Dear @jennaj,
Thank you very much for your advice. I have now tried running both Salmon and DeSeq2 a few more times, but the issue remains.
Double check that these settings are correct:
- Choice of Input data → TPM values (e.g. from kallisto, sailfish or salmon
- Program used to generate TPMs → Salmon
- Gene mapping format → input the same annotation (GTF or tabular) as input to Salmon.
If you don’t have item 3, you’ll need to back up and rerun Salmon with that annotation to produce the proper inputs for DESeq2.

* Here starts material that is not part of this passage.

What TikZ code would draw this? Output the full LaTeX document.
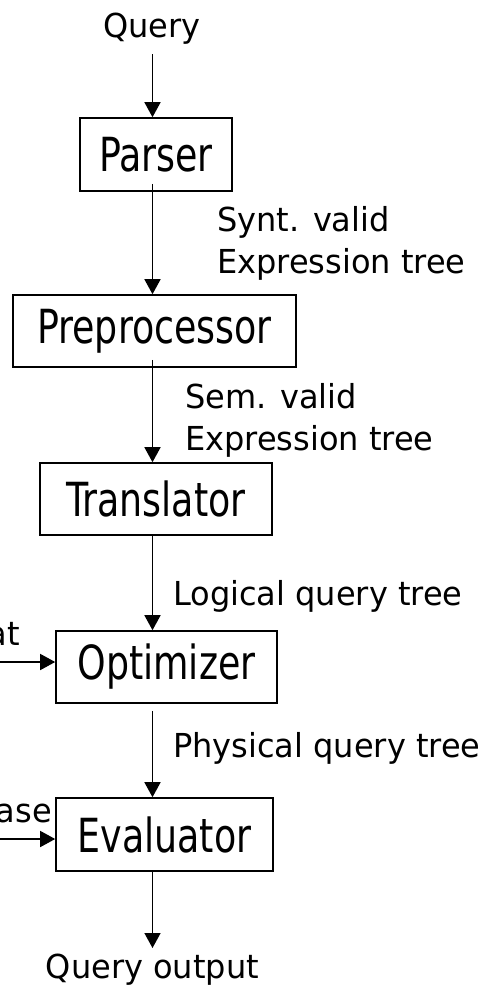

Yes, the first run was wrong. I now corrected 1 and 2. Unfortunately, for 3. I only have tabular data from BioMart. I reran everything several times, but issue remained. I removed the title row from the transcript/gene ID table, the error message changed to the following:
Fatal error: An undefined error occurred, please check your input carefully and contact your administrator.
Warning message:
In Sys.setlocale(“LC_MESSAGES”, “en_US.UTF-8”) :
OS reports request to set locale to “en_US.UTF-8” cannot be honored
reading in files with read.delim (install ‘readr’ package for speed up)
1 2 3 4
Error in $<-.data.frame
(*tmp*
, “TXNAME”, value = character(0)) :
replacement has 0 rows, data has 274080
Calls: get_deseq_dataset → $<- → $<-.data.frame
Please be aware that DESeq2 expects all sample counts to be in individual dataset inputs. This error might come up if a matrix of counts was input. The “8 elements” is not expected – that number of columns does not match the column count of any of the expected inputs:
- quant.genes.sf files has 5 columns and “a single header or not” is specified on the tool form
- transcript to gene has 2 columns and should not contain any header lines (# or others)
- GTF has 9 columns and should not contain any header lines (# lines).
I think my input was individual datasets (nothing was merged, concatenated, etc.). Also, I don’t have any GTF data, but the formats of other datasets seem to be correct and the number of columns seems to match.
As advised, I sent the bug report.
These are the datasets I used for the most recent round of runs (the ones that resulted in altered error message):
Salmon:
Transcripts fasta file: 9 (Fasta normalised reference transcriptome).
Input datasets: paired data, 1-8 (trimmed reads; 1,3,5,7 at Mate pair 1; 2,4,6,8 at Mate pair 2).
File containing a mapping of transcripts to genes: 10 (transcript ID-gene ID table from BioMart. I think I changed it to tab-delimited. I also took off title row).
Outputs were 11-18.
DeSeq2:
Comparison group 1: datasets 12 and 16.
Comparison group 2: datasets 14 and 18.
Gene mapping format - tabular.
Tabular file with Transcript-ID to Gene-ID mapping: dataset 10 (the BioMart table, with transcript and gene ID versions).
If full history is required, I would prefer to share it privately.